#### Written problem:
Reproduce the listing word for word, leaving every picture behind.

====

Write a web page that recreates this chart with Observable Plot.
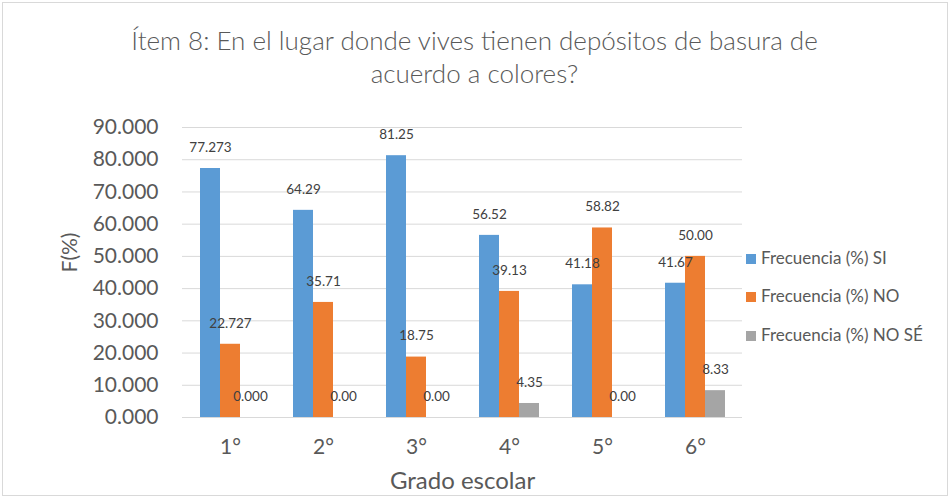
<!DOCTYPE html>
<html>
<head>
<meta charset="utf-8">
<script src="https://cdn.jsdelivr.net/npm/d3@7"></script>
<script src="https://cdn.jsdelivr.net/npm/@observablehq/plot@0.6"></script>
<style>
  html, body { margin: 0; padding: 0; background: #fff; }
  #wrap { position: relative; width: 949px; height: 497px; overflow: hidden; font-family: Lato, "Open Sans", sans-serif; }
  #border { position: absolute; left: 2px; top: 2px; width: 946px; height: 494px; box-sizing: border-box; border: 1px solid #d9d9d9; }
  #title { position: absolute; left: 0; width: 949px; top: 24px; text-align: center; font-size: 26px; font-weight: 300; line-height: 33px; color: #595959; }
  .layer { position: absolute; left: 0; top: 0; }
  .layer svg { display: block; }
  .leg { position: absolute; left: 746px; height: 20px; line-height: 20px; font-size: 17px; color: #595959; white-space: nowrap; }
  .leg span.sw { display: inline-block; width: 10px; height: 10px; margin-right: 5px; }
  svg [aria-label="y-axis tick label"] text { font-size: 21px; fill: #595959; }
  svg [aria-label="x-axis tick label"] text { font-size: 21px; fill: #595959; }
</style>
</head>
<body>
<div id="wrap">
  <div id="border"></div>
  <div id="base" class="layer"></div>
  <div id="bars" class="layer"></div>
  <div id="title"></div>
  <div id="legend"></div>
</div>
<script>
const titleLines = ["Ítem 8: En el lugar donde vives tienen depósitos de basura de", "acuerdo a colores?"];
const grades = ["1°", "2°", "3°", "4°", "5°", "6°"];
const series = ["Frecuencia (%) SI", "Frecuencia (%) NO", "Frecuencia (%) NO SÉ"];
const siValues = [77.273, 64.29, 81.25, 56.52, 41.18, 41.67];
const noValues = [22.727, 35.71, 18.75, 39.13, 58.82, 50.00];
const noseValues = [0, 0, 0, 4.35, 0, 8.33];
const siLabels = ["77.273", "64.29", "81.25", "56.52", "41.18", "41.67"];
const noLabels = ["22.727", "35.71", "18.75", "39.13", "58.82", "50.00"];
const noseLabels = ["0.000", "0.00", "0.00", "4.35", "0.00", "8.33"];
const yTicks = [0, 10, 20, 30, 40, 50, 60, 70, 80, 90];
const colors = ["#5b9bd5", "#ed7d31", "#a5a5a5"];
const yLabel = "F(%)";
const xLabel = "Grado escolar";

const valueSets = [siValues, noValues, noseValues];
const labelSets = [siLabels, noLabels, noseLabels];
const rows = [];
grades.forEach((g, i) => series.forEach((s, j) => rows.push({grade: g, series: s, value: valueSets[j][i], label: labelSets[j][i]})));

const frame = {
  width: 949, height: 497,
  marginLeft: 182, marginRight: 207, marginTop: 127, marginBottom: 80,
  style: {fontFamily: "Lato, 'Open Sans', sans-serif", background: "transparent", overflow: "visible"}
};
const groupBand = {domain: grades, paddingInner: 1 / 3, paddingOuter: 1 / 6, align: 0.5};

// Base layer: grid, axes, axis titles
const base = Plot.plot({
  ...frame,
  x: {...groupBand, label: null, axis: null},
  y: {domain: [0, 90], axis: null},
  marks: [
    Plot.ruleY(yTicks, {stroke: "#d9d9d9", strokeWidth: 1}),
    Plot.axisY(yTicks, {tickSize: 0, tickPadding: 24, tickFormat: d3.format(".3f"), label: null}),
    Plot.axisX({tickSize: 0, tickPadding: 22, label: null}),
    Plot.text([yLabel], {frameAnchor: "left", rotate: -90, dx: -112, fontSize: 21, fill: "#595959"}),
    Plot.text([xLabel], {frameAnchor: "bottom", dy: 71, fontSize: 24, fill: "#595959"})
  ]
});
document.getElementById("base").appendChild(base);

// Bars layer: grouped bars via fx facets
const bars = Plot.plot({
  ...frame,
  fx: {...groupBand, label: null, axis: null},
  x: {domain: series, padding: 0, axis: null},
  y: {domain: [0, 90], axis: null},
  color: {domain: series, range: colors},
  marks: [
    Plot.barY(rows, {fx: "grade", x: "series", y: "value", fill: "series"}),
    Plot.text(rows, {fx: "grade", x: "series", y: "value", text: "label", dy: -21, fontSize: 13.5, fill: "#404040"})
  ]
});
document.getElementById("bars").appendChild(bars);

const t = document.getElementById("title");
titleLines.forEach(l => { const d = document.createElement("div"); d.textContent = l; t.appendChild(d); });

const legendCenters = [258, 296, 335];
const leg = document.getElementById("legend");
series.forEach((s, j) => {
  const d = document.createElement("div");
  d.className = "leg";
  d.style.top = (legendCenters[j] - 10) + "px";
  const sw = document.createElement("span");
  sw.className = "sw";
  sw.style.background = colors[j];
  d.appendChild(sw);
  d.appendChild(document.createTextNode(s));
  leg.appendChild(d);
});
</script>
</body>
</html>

====

#### Solution to the problem:
Write a web page that recreates this chart with Observable Plot.
<!DOCTYPE html>
<html>
<head>
<meta charset="utf-8">
<script src="https://cdn.jsdelivr.net/npm/d3@7"></script>
<script src="https://cdn.jsdelivr.net/npm/@observablehq/plot@0.6"></script>
<style>
  html, body { margin: 0; padding: 0; background: #fff; }
  #wrap { position: relative; width: 949px; height: 497px; overflow: hidden; font-family: Lato, "Open Sans", sans-serif; }
  #border { position: absolute; left: 2px; top: 2px; width: 946px; height: 494px; box-sizing: border-box; border: 1px solid #d9d9d9; }
  #title { position: absolute; left: 0; width: 949px; top: 24px; text-align: center; font-size: 26px; font-weight: 300; line-height: 33px; color: #595959; }
  .layer { position: absolute; left: 0; top: 0; }
  .layer svg { display: block; }
  .leg { position: absolute; left: 746px; height: 20px; line-height: 20px; font-size: 17px; color: #595959; white-space: nowrap; }
  .leg span.sw { display: inline-block; width: 10px; height: 10px; margin-right: 5px; }
  svg [aria-label="y-axis tick label"] text { font-size: 21px; fill: #595959; }
  svg [aria-label="x-axis tick label"] text { font-size: 21px; fill: #595959; }
</style>
</head>
<body>
<div id="wrap">
  <div id="border"></div>
  <div id="base" class="layer"></div>
  <div id="bars" class="layer"></div>
  <div id="title"></div>
  <div id="legend"></div>
</div>
<script>
const titleLines = ["Ítem 8: En el lugar donde vives tienen depósitos de basura de", "acuerdo a colores?"];
const grades = ["1°", "2°", "3°", "4°", "5°", "6°"];
const series = ["Frecuencia (%) SI", "Frecuencia (%) NO", "Frecuencia (%) NO SÉ"];
const siValues = [77.273, 64.29, 81.25, 56.52, 41.18, 41.67];
const noValues = [22.727, 35.71, 18.75, 39.13, 58.82, 50.00];
const noseValues = [0, 0, 0, 4.35, 0, 8.33];
const siLabels = ["77.273", "64.29", "81.25", "56.52", "41.18", "41.67"];
const noLabels = ["22.727", "35.71", "18.75", "39.13", "58.82", "50.00"];
const noseLabels = ["0.000", "0.00", "0.00", "4.35", "0.00", "8.33"];
const yTicks = [0, 10, 20, 30, 40, 50, 60, 70, 80, 90];
const colors = ["#5b9bd5", "#ed7d31", "#a5a5a5"];
const yLabel = "F(%)";
const xLabel = "Grado escolar";

const valueSets = [siValues, noValues, noseValues];
const labelSets = [siLabels, noLabels, noseLabels];
const rows = [];
grades.forEach((g, i) => series.forEach((s, j) => rows.push({grade: g, series: s, value: valueSets[j][i], label: labelSets[j][i]})));

const frame = {
  width: 949, height: 497,
  marginLeft: 182, marginRight: 207, marginTop: 127, marginBottom: 80,
  style: {fontFamily: "Lato, 'Open Sans', sans-serif", background: "transparent", overflow: "visible"}
};
const groupBand = {domain: grades, paddingInner: 1 / 3, paddingOuter: 1 / 6, align: 0.5};

// Base layer: grid, axes, axis titles
const base = Plot.plot({
  ...frame,
  x: {...groupBand, label: null, axis: null},
  y: {domain: [0, 90], axis: null},
  marks: [
    Plot.ruleY(yTicks, {stroke: "#d9d9d9", strokeWidth: 1}),
    Plot.axisY(yTicks, {tickSize: 0, tickPadding: 24, tickFormat: d3.format(".3f"), label: null}),
    Plot.axisX({tickSize: 0, tickPadding: 22, label: null}),
    Plot.text([yLabel], {frameAnchor: "left", rotate: -90, dx: -112, fontSize: 21, fill: "#595959"}),
    Plot.text([xLabel], {frameAnchor: "bottom", dy: 71, fontSize: 24, fill: "#595959"})
  ]
});
document.getElementById("base").appendChild(base);

// Bars layer: grouped bars via fx facets
const bars = Plot.plot({
  ...frame,
  fx: {...groupBand, label: null, axis: null},
  x: {domain: series, padding: 0, axis: null},
  y: {domain: [0, 90], axis: null},
  color: {domain: series, range: colors},
  marks: [
    Plot.barY(rows, {fx: "grade", x: "series", y: "value", fill: "series"}),
    Plot.text(rows, {fx: "grade", x: "series", y: "value", text: "label", dy: -21, fontSize: 13.5, fill: "#404040"})
  ]
});
document.getElementById("bars").appendChild(bars);

const t = document.getElementById("title");
titleLines.forEach(l => { const d = document.createElement("div"); d.textContent = l; t.appendChild(d); });

const legendCenters = [258, 296, 335];
const leg = document.getElementById("legend");
series.forEach((s, j) => {
  const d = document.createElement("div");
  d.className = "leg";
  d.style.top = (legendCenters[j] - 10) + "px";
  const sw = document.createElement("span");
  sw.className = "sw";
  sw.style.background = colors[j];
  d.appendChild(sw);
  d.appendChild(document.createTextNode(s));
  leg.appendChild(d);
});
</script>
</body>
</html>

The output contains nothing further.